* Given exercise: Repeat the material verbatim. Images are excluded from the copy.

··· Supplied data

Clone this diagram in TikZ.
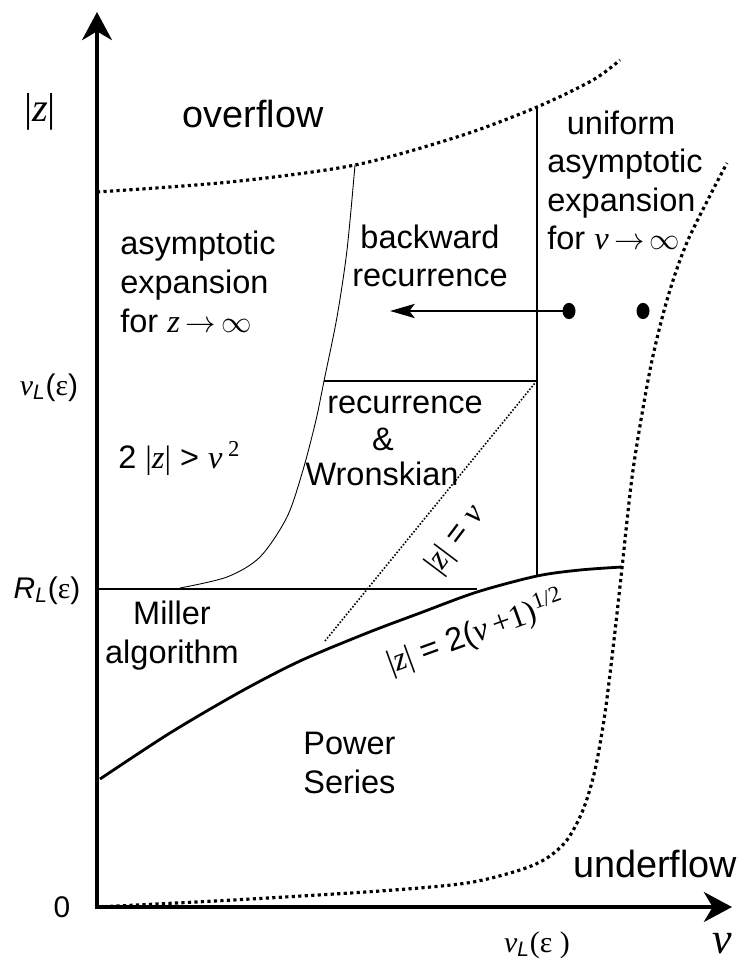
\documentclass[tikz,border=0pt]{standalone}
\usepackage{fontspec}
\setmainfont{Liberation Sans}
\newfontfamily\serif{Liberation Serif}
\usetikzlibrary{arrows.meta, shapes.geometric}

% serif symbols inside the sans labels
\newcommand{\absz}{{\serif|\textit{z}|}}
\newcommand{\nuit}{{\serif\itshape ν}}
\newcommand{\arr}{\ensuremath{\rightarrow}}
\newcommand{\infy}{\ensuremath{\infty}}

\begin{document}
\begin{tikzpicture}[x=0.02cm, y=-0.02cm, font=\fontsize{18.5}{22}\selectfont,
    axis/.style={line width=2.3pt, -{Stealth[length=16pt, width=17pt, inset=5pt]}},
    bound/.style={line width=1.6pt},
    fine/.style={line width=0.5pt},
    limit/.style={line width=1.8pt, dash pattern=on 1.8pt off 1.9pt},
    diag/.style={line width=0.9pt, dash pattern=on 0.9pt off 1pt},
    lbl/.style={anchor=base, inner sep=0pt, align=center},
    big/.style={font=\fontsize{21.5}{25}\selectfont},
    small/.style={font=\fontsize{17}{20}\selectfont},
    dot/.style={ellipse, fill, inner sep=0pt, minimum width=7.4pt, minimum height=9.2pt}]

    \useasboundingbox (0,0) rectangle (743,959);

    % Positions (pixels, y downwards)
    \def\xa{97}     % nu axis origin
    \def\ya{907}    % |z| = 0
    \def\xL{537}    % nu_L(eps)
    \def\yN{381}    % nu_L(eps) level
    \def\yR{589}    % R_L(eps) level

    % 1. Axes
    \coordinate (Ob) at (\xa,909);
    \coordinate (Ol) at (95,\ya);
    \coordinate (ytip) at (\xa,12);
    \coordinate (xtip) at (732,\ya);
    \draw[axis] (Ob) -- (ytip);
    \draw[axis] (Ol) -- (xtip);

    % 2. Overflow and underflow limits
    \draw[limit] plot[smooth] coordinates {(\xa,192) (230,182) (355,165) (460,136) (\xL,107) (593,80) (620,60)};
    \draw[limit] plot[smooth] coordinates {(\xa,907) (233,900) (380,891) (467,883) (520,870) (547,858)
        (567,840) (583,810) (595,770) (605,713) (614,640) (622,568) (633,470) (650,370)
        (667,300) (688,240) (727,163)};

    % 3. Region boundaries
    \coordinate (vtop) at (\xL,107);
    \coordinate (vbot) at (\xL,575);
    \coordinate (nl) at (324,\yN);
    \coordinate (nr) at (\xL,\yN);
    \coordinate (rl) at (\xa,\yR);
    \coordinate (rr) at (477,\yR);
    \draw[bound] (vtop) -- (vbot);
    \draw[bound] (nl) -- (nr);
    \draw[bound] (rl) -- (rr);

    % 2|z| = nu^2
    \draw[fine] plot[smooth] coordinates {(180,588) (227,577) (260,557) (287,517) (303,470)
        (316,420) (324,\yN) (337,317) (347,250) (355,165)};

    % |z| = nu
    \coordinate (da) at (325,641);
    \coordinate (db) at (535,383);
    \draw[diag] (da) -- (db);

    % |z| = 2(nu+1)^{1/2}
    \draw[bound] plot[smooth] coordinates {(100,779) (170,733) (240,692) (300,661) (367,633)
        (420,613) (477,592) (\xL,576) (580,570) (622,567)};

    % 4. Backward recurrence from large nu
    \node[dot] (d1) at (569,311) {};
    \node[dot] (d2) at (643,311) {};
    \coordinate (bw) at (390,311);
    \draw[line width=1.7pt, -{Stealth[length=14pt, width=8pt, inset=3pt]}] (d1.center) -- (bw);

    % 5. Axis labels
    \node[lbl, font=\fontsize{23}{26}\selectfont] (zlab) at (40,122) {\absz};
    \node[lbl, small] (nuL) at (49,395) {\nuit\textsubscript{\itshape L}({\serif ε})};
    \node[lbl, small] (RL) at (47,598) {{\itshape R}\textsubscript{\itshape L}({\serif ε})};
    \node[lbl, small] (zero) at (62,917) {0};
    \node[lbl, small] (nuLx) at (\xL,952) {\nuit\textsubscript{\itshape L}{\serif(ε )}};
    \node[lbl, font=\fontsize{25}{28}\selectfont] (nulab) at (722,953) {\nuit};

    % 6. Region labels (base = last line)
    \node[lbl, big] (over) at (253,128) {overflow};
    \node[lbl, big] (under) at (655,877) {underflow};
    \node[lbl, anchor=base west, align=left] (unif) at (547,250)
        {\hspace*{0.6em}uniform\\asymptotic\\expansion\\for \nuit\,\arr\,\infy};
    \node[lbl, anchor=base west, align=left] (asym) at (120,332)
        {asymptotic\\expansion\\for {\serif\itshape z}\,\arr\,\infy};
    \node[lbl] (back) at (430,287) {backward\\recurrence};
    \node[lbl] (rec) at (405,413) {recurrence};
    \node[lbl] (amp) at (383,450) {\&};
    \node[lbl] (wron) at (382,485) {Wronskian};
    \node[lbl, anchor=base west] (ineq) at (118,468) {2 \absz{} > \nuit\,{\serif\textsuperscript{2}}};
    \node[lbl] (mill) at (172,663) {Miller\\algorithm};
    \node[lbl, anchor=base west, align=left] (pow) at (303,793) {Power\\Series};
    \node[rotate=53] (diaglab) at (456,540) {\absz{} = \nuit};
    \node[rotate=20] (curvelab) at (476,633) {\absz{} = 2({\serif\itshape ν}\,{\serif +1)\textsuperscript{1/2}}};

\end{tikzpicture}
\end{document}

······

* Worked answer:
Clone this diagram in TikZ.
\documentclass[tikz,border=0pt]{standalone}
\usepackage{fontspec}
\setmainfont{Liberation Sans}
\newfontfamily\serif{Liberation Serif}
\usetikzlibrary{arrows.meta, shapes.geometric}

% serif symbols inside the sans labels
\newcommand{\absz}{{\serif|\textit{z}|}}
\newcommand{\nuit}{{\serif\itshape ν}}
\newcommand{\arr}{\ensuremath{\rightarrow}}
\newcommand{\infy}{\ensuremath{\infty}}

\begin{document}
\begin{tikzpicture}[x=0.02cm, y=-0.02cm, font=\fontsize{18.5}{22}\selectfont,
    axis/.style={line width=2.3pt, -{Stealth[length=16pt, width=17pt, inset=5pt]}},
    bound/.style={line width=1.6pt},
    fine/.style={line width=0.5pt},
    limit/.style={line width=1.8pt, dash pattern=on 1.8pt off 1.9pt},
    diag/.style={line width=0.9pt, dash pattern=on 0.9pt off 1pt},
    lbl/.style={anchor=base, inner sep=0pt, align=center},
    big/.style={font=\fontsize{21.5}{25}\selectfont},
    small/.style={font=\fontsize{17}{20}\selectfont},
    dot/.style={ellipse, fill, inner sep=0pt, minimum width=7.4pt, minimum height=9.2pt}]

    \useasboundingbox (0,0) rectangle (743,959);

    % Positions (pixels, y downwards)
    \def\xa{97}     % nu axis origin
    \def\ya{907}    % |z| = 0
    \def\xL{537}    % nu_L(eps)
    \def\yN{381}    % nu_L(eps) level
    \def\yR{589}    % R_L(eps) level

    % 1. Axes
    \coordinate (Ob) at (\xa,909);
    \coordinate (Ol) at (95,\ya);
    \coordinate (ytip) at (\xa,12);
    \coordinate (xtip) at (732,\ya);
    \draw[axis] (Ob) -- (ytip);
    \draw[axis] (Ol) -- (xtip);

    % 2. Overflow and underflow limits
    \draw[limit] plot[smooth] coordinates {(\xa,192) (230,182) (355,165) (460,136) (\xL,107) (593,80) (620,60)};
    \draw[limit] plot[smooth] coordinates {(\xa,907) (233,900) (380,891) (467,883) (520,870) (547,858)
        (567,840) (583,810) (595,770) (605,713) (614,640) (622,568) (633,470) (650,370)
        (667,300) (688,240) (727,163)};

    % 3. Region boundaries
    \coordinate (vtop) at (\xL,107);
    \coordinate (vbot) at (\xL,575);
    \coordinate (nl) at (324,\yN);
    \coordinate (nr) at (\xL,\yN);
    \coordinate (rl) at (\xa,\yR);
    \coordinate (rr) at (477,\yR);
    \draw[bound] (vtop) -- (vbot);
    \draw[bound] (nl) -- (nr);
    \draw[bound] (rl) -- (rr);

    % 2|z| = nu^2
    \draw[fine] plot[smooth] coordinates {(180,588) (227,577) (260,557) (287,517) (303,470)
        (316,420) (324,\yN) (337,317) (347,250) (355,165)};

    % |z| = nu
    \coordinate (da) at (325,641);
    \coordinate (db) at (535,383);
    \draw[diag] (da) -- (db);

    % |z| = 2(nu+1)^{1/2}
    \draw[bound] plot[smooth] coordinates {(100,779) (170,733) (240,692) (300,661) (367,633)
        (420,613) (477,592) (\xL,576) (580,570) (622,567)};

    % 4. Backward recurrence from large nu
    \node[dot] (d1) at (569,311) {};
    \node[dot] (d2) at (643,311) {};
    \coordinate (bw) at (390,311);
    \draw[line width=1.7pt, -{Stealth[length=14pt, width=8pt, inset=3pt]}] (d1.center) -- (bw);

    % 5. Axis labels
    \node[lbl, font=\fontsize{23}{26}\selectfont] (zlab) at (40,122) {\absz};
    \node[lbl, small] (nuL) at (49,395) {\nuit\textsubscript{\itshape L}({\serif ε})};
    \node[lbl, small] (RL) at (47,598) {{\itshape R}\textsubscript{\itshape L}({\serif ε})};
    \node[lbl, small] (zero) at (62,917) {0};
    \node[lbl, small] (nuLx) at (\xL,952) {\nuit\textsubscript{\itshape L}{\serif(ε )}};
    \node[lbl, font=\fontsize{25}{28}\selectfont] (nulab) at (722,953) {\nuit};

    % 6. Region labels (base = last line)
    \node[lbl, big] (over) at (253,128) {overflow};
    \node[lbl, big] (under) at (655,877) {underflow};
    \node[lbl, anchor=base west, align=left] (unif) at (547,250)
        {\hspace*{0.6em}uniform\\asymptotic\\expansion\\for \nuit\,\arr\,\infy};
    \node[lbl, anchor=base west, align=left] (asym) at (120,332)
        {asymptotic\\expansion\\for {\serif\itshape z}\,\arr\,\infy};
    \node[lbl] (back) at (430,287) {backward\\recurrence};
    \node[lbl] (rec) at (405,413) {recurrence};
    \node[lbl] (amp) at (383,450) {\&};
    \node[lbl] (wron) at (382,485) {Wronskian};
    \node[lbl, anchor=base west] (ineq) at (118,468) {2 \absz{} > \nuit\,{\serif\textsuperscript{2}}};
    \node[lbl] (mill) at (172,663) {Miller\\algorithm};
    \node[lbl, anchor=base west, align=left] (pow) at (303,793) {Power\\Series};
    \node[rotate=53] (diaglab) at (456,540) {\absz{} = \nuit};
    \node[rotate=20] (curvelab) at (476,633) {\absz{} = 2({\serif\itshape ν}\,{\serif +1)\textsuperscript{1/2}}};

\end{tikzpicture}
\end{document}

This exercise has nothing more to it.